UCC member supports artistic diversity through National Black Female Photographers Day
Written by Emily Mullins
September 13, 2012

Social issues are often the subject of photographer Zoraida Lopez's work.

What started out as a small group on Facebook has grown into an association of more than 450 women across the United States. Black Female Photographers, a group that supports the work of black female photographers of all skill levels around the world, will host its first national event Saturday, Sept. 15, and UCC member Zoraida Lopez can't wait to take part.

"We are hoping to make people aware of our presence, that black female photographers exist," said Lopez, an active member of BFP and of Faith Congregational UCC in Hartford, Conn. "We come in large numbers, but are trying to increase those numbers."

On Sept. 15, 15 black female photographers will lead photo walks in 15 different cities across the United States in honor of National Black Female Photographers Day.
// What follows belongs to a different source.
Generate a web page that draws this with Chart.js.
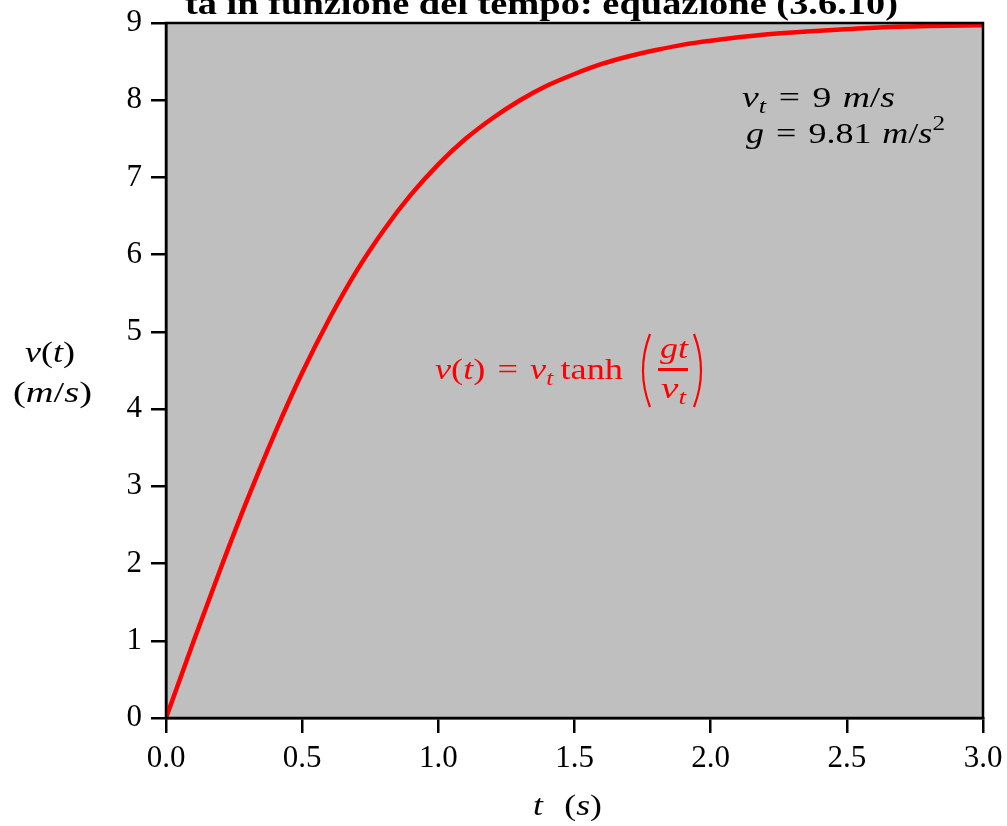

BFP members from Atlanta, Dallas, Los Angeles, Washington, D.C., Boston and beyond will take groups through the cities' cultural nooks and crannies to promote an excitement about photography and an interest in artistic expression. Lopez will lead the New York City tour, taking a group of about 50 people through historic Harlem to see sites like the architecture on Astor Row and the multicultural heritage of 125th Street.

"We have people coming from Harlem, all over New York City, and even Connecticut," Lopez said. "We have men, women, and kids of all colors and ages. Most of them have interest in photography, some support black women getting involved in the arts and some just like Harlem. It's a pretty varied group."
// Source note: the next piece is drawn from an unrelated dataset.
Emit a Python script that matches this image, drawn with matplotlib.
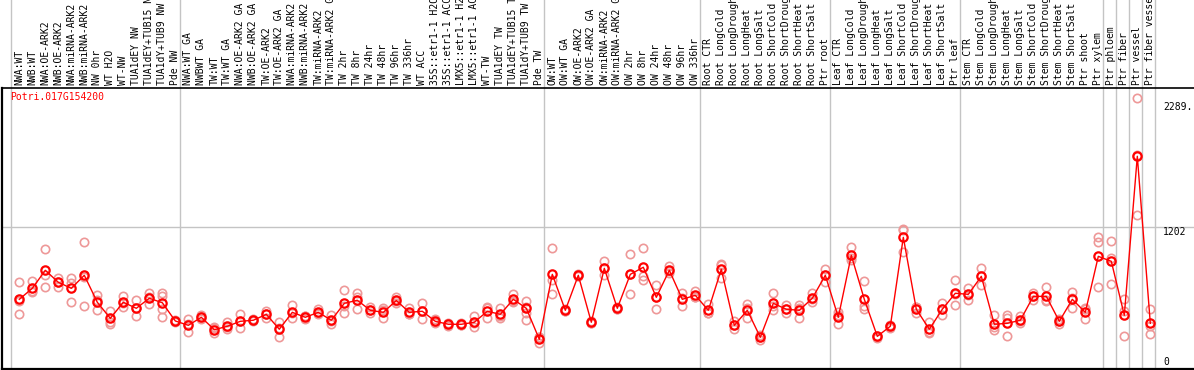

Another example of Zoraida Lopez's work.

Lopez says her faith and involvement with the UCC has helped shape her voice as a photographer, as much of her work focuses on social justice issues. She has led photography lessons at juvenile detention centers, and also did a project in Columbia where she taught photography in women's prisons. Just like the BFP strives to give black women photographers a voice through networking and support, Lopez tries to do the same for the disadvantaged through her photographs –– a mindset she acquired through the UCC.

"The UCC is very much about social justice and giving people a voice," Lopez said. "A core tradition is to practice what you preach and UCC members do a great job of that. I hope that I am, too."